Exactly as written, retype the listing below, omitting the pictures.

▸ **Recorded information**:
*-*-*

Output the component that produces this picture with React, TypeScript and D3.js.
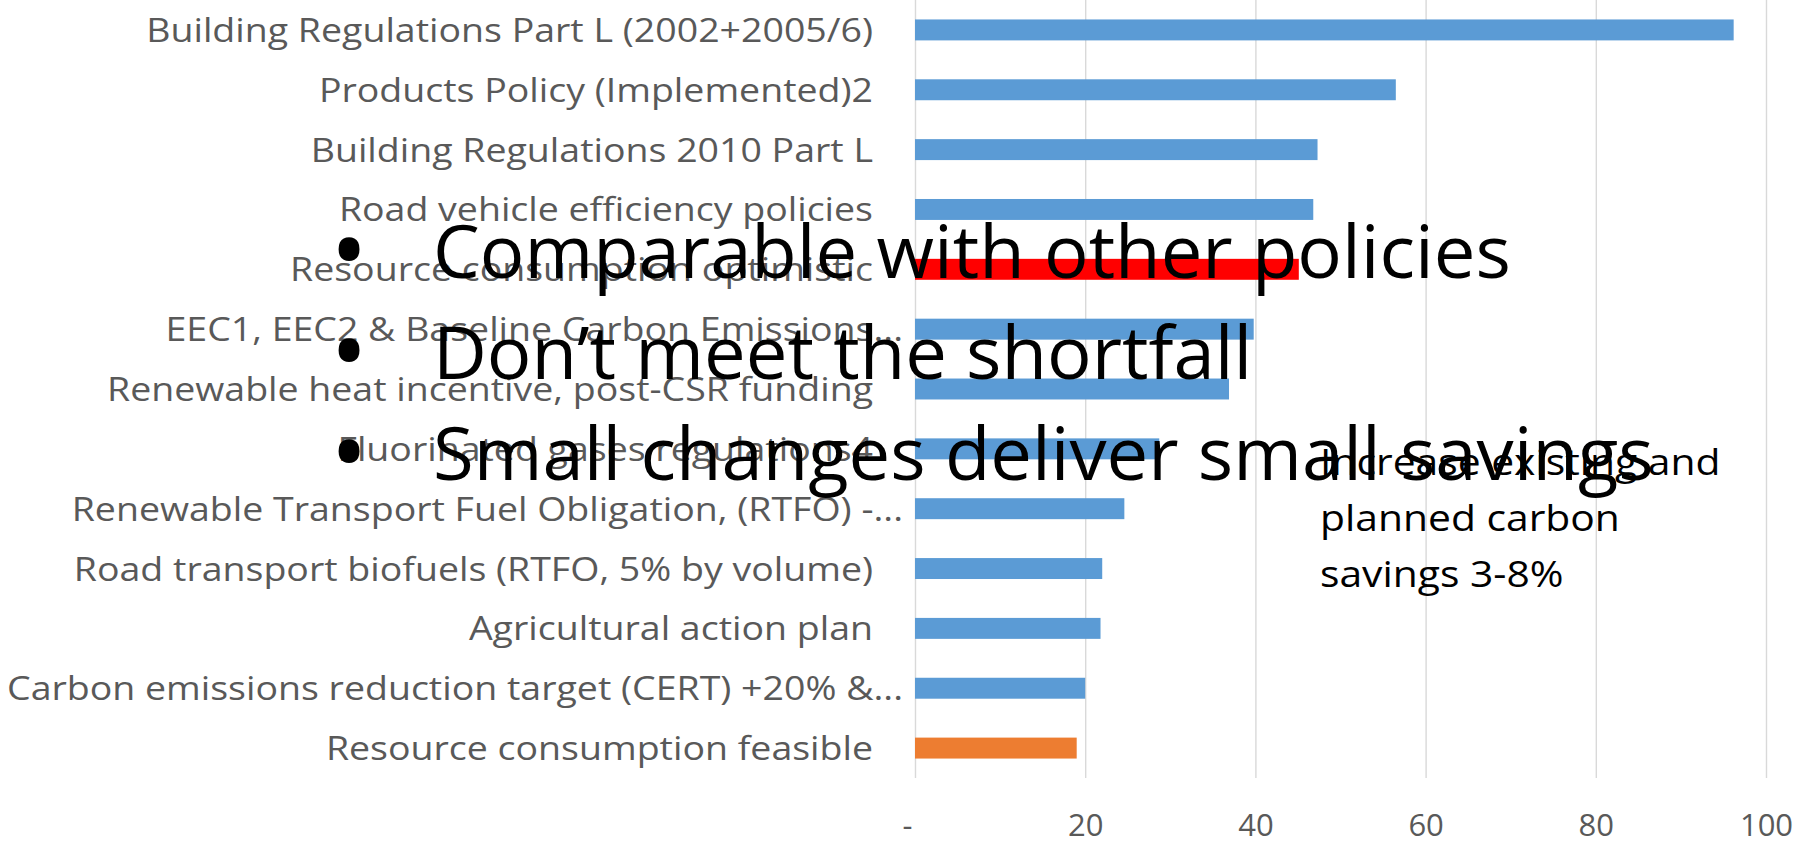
import React, { useEffect, useRef } from 'react'
import * as d3 from 'd3'

// categories top to bottom, savings values
const categories = [
  'Building Regulations Part L (2002+2005/6)',
  'Products Policy (Implemented)2',
  'Building Regulations 2010 Part L',
  'Road vehicle efficiency policies',
  'Resource consumption optimistic',
  'EEC1, EEC2 & Baseline Carbon Emissions...',
  'Renewable heat incentive, post-CSR funding',
  'Fluorinated gases regulations4',
  'Renewable Transport Fuel Obligation, (RTFO) -...',
  'Road transport biofuels (RTFO, 5% by volume)',
  'Agricultural action plan',
  'Carbon emissions reduction target (CERT) +20% &...',
  'Resource consumption feasible'
]
const savings = [96.2, 56.5, 47.3, 46.8, 45.1, 39.8, 36.9, 28.7, 24.6, 22.0, 21.8, 20.0, 19.0]
const xTicks = [0, 20, 40, 60, 80, 100]

const bullets = [
  'Comparable with other policies',
  'Don\u2019t meet the shortfall',
  'Small changes deliver small savings'
]
const note = ['Increase existing and', 'planned carbon', 'savings 3-8%']

const barColor = '#5B9BD5'
const highlight: Record<string, string> = {
  'Resource consumption optimistic': '#FF0000',
  'Resource consumption feasible': '#ED7D31'
}
const FONT = "'Open Sans', sans-serif"

export default function App () {
  const ref = useRef<SVGSVGElement>(null)

  useEffect(() => {
    document.body.style.margin = '0'
    const width = 1808
    const height = 842
    const svg = d3.select(ref.current)
    svg.selectAll('*').remove()
    svg.attr('width', width).attr('height', height)

    const x = d3.scaleLinear().domain([0, 100]).range([915, 1766])
    const y = d3.scaleBand().domain(categories).range([0, 778])
      .paddingInner(0.65).paddingOuter(0.325)

    // gridlines + tick labels
    const axis = svg.append('g')
      .attr('transform', 'translate(0,778)')
      .call(d3.axisBottom(x).tickValues(xTicks).tickSize(-778).tickPadding(36)
        .tickFormat(d => (+d === 0 ? '-\u00A0\u00A0' : String(d))))
    axis.select('.domain').remove()
    axis.selectAll('line').attr('stroke', '#D9D9D9').attr('stroke-width', 1.4)
    axis.selectAll('text').attr('fill', '#595959').style('font-family', FONT).style('font-size', '31px')

    // bars
    svg.append('g').selectAll('rect').data(categories).join('rect')
      .attr('x', x(0))
      .attr('y', d => y(d)!)
      .attr('height', y.bandwidth())
      .attr('width', (d, i) => x(savings[i]) - x(0))
      .attr('fill', d => highlight[d] || barColor)

    // category labels
    const labels = svg.append('g').selectAll('text').data(categories).join('text')
      .attr('text-anchor', 'end')
      .attr('fill', '#595959')
      .style('font-family', FONT)
      .style('font-size', '33px')
      .text(d => d)

    // big bullet text
    const big = svg.append('g')
    const bigText = big.selectAll('text.line').data(bullets).join('text')
      .attr('class', 'line')
      .attr('fill', '#000')
      .style('font-family', FONT)
      .style('font-size', '74px')
      .text(d => d)
    big.selectAll('text.dot').data(bullets).join('text')
      .attr('class', 'dot')
      .attr('x', 349)
      .attr('y', (d, i) => 286 + i * 101)
      .attr('text-anchor', 'middle')
      .style('font-family', FONT)
      .style('font-size', '100px')
      .text('\u2022')

    const small = svg.append('g').selectAll('text').data(note).join('text')
      .attr('fill', '#000')
      .style('font-family', FONT)
      .style('font-size', '37px')
      .text(d => d)

    const fit = () => {
      const measure = (sel: any, target: number, idx: number) => {
        const node = sel.nodes()[idx] as SVGTextElement
        node.removeAttribute('transform')
        return target / node.getComputedTextLength()
      }
      const kc = measure(labels, 727, 0)
      labels.attr('transform', d => {
        const xr = d.endsWith('...') ? 903 : 873
        return `translate(${xr},${y(d)! + y.bandwidth() / 2 + 12}) scale(${kc},1)`
      })
      const kb = measure(bigText, 1078, 0)
      bigText.attr('transform', (d, i) => `translate(433,${278 + i * 101}) scale(${kb},1)`)
      const ks = measure(small, 300, 1)
      small.attr('transform', (d, i) => `translate(1320,${475 + i * 56}) scale(${ks},1)`)
    }
    fit()
    if ((document as any).fonts) (document as any).fonts.ready.then(fit)
  }, [])

  return <svg ref={ref} />
}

*-*-*

▸ **Exercise response**:
Output the component that produces this picture with React, TypeScript and D3.js.
import React, { useEffect, useRef } from 'react'
import * as d3 from 'd3'

// categories top to bottom, savings values
const categories = [
  'Building Regulations Part L (2002+2005/6)',
  'Products Policy (Implemented)2',
  'Building Regulations 2010 Part L',
  'Road vehicle efficiency policies',
  'Resource consumption optimistic',
  'EEC1, EEC2 & Baseline Carbon Emissions...',
  'Renewable heat incentive, post-CSR funding',
  'Fluorinated gases regulations4',
  'Renewable Transport Fuel Obligation, (RTFO) -...',
  'Road transport biofuels (RTFO, 5% by volume)',
  'Agricultural action plan',
  'Carbon emissions reduction target (CERT) +20% &...',
  'Resource consumption feasible'
]
const savings = [96.2, 56.5, 47.3, 46.8, 45.1, 39.8, 36.9, 28.7, 24.6, 22.0, 21.8, 20.0, 19.0]
const xTicks = [0, 20, 40, 60, 80, 100]

const bullets = [
  'Comparable with other policies',
  'Don\u2019t meet the shortfall',
  'Small changes deliver small savings'
]
const note = ['Increase existing and', 'planned carbon', 'savings 3-8%']

const barColor = '#5B9BD5'
const highlight: Record<string, string> = {
  'Resource consumption optimistic': '#FF0000',
  'Resource consumption feasible': '#ED7D31'
}
const FONT = "'Open Sans', sans-serif"

export default function App () {
  const ref = useRef<SVGSVGElement>(null)

  useEffect(() => {
    document.body.style.margin = '0'
    const width = 1808
    const height = 842
    const svg = d3.select(ref.current)
    svg.selectAll('*').remove()
    svg.attr('width', width).attr('height', height)

    const x = d3.scaleLinear().domain([0, 100]).range([915, 1766])
    const y = d3.scaleBand().domain(categories).range([0, 778])
      .paddingInner(0.65).paddingOuter(0.325)

    // gridlines + tick labels
    const axis = svg.append('g')
      .attr('transform', 'translate(0,778)')
      .call(d3.axisBottom(x).tickValues(xTicks).tickSize(-778).tickPadding(36)
        .tickFormat(d => (+d === 0 ? '-\u00A0\u00A0' : String(d))))
    axis.select('.domain').remove()
    axis.selectAll('line').attr('stroke', '#D9D9D9').attr('stroke-width', 1.4)
    axis.selectAll('text').attr('fill', '#595959').style('font-family', FONT).style('font-size', '31px')

    // bars
    svg.append('g').selectAll('rect').data(categories).join('rect')
      .attr('x', x(0))
      .attr('y', d => y(d)!)
      .attr('height', y.bandwidth())
      .attr('width', (d, i) => x(savings[i]) - x(0))
      .attr('fill', d => highlight[d] || barColor)

    // category labels
    const labels = svg.append('g').selectAll('text').data(categories).join('text')
      .attr('text-anchor', 'end')
      .attr('fill', '#595959')
      .style('font-family', FONT)
      .style('font-size', '33px')
      .text(d => d)

    // big bullet text
    const big = svg.append('g')
    const bigText = big.selectAll('text.line').data(bullets).join('text')
      .attr('class', 'line')
      .attr('fill', '#000')
      .style('font-family', FONT)
      .style('font-size', '74px')
      .text(d => d)
    big.selectAll('text.dot').data(bullets).join('text')
      .attr('class', 'dot')
      .attr('x', 349)
      .attr('y', (d, i) => 286 + i * 101)
      .attr('text-anchor', 'middle')
      .style('font-family', FONT)
      .style('font-size', '100px')
      .text('\u2022')

    const small = svg.append('g').selectAll('text').data(note).join('text')
      .attr('fill', '#000')
      .style('font-family', FONT)
      .style('font-size', '37px')
      .text(d => d)

    const fit = () => {
      const measure = (sel: any, target: number, idx: number) => {
        const node = sel.nodes()[idx] as SVGTextElement
        node.removeAttribute('transform')
        return target / node.getComputedTextLength()
      }
      const kc = measure(labels, 727, 0)
      labels.attr('transform', d => {
        const xr = d.endsWith('...') ? 903 : 873
        return `translate(${xr},${y(d)! + y.bandwidth() / 2 + 12}) scale(${kc},1)`
      })
      const kb = measure(bigText, 1078, 0)
      bigText.attr('transform', (d, i) => `translate(433,${278 + i * 101}) scale(${kb},1)`)
      const ks = measure(small, 300, 1)
      small.attr('transform', (d, i) => `translate(1320,${475 + i * 56}) scale(${ks},1)`)
    }
    fit()
    if ((document as any).fonts) (document as any).fonts.ready.then(fit)
  }, [])

  return <svg ref={ref} />
}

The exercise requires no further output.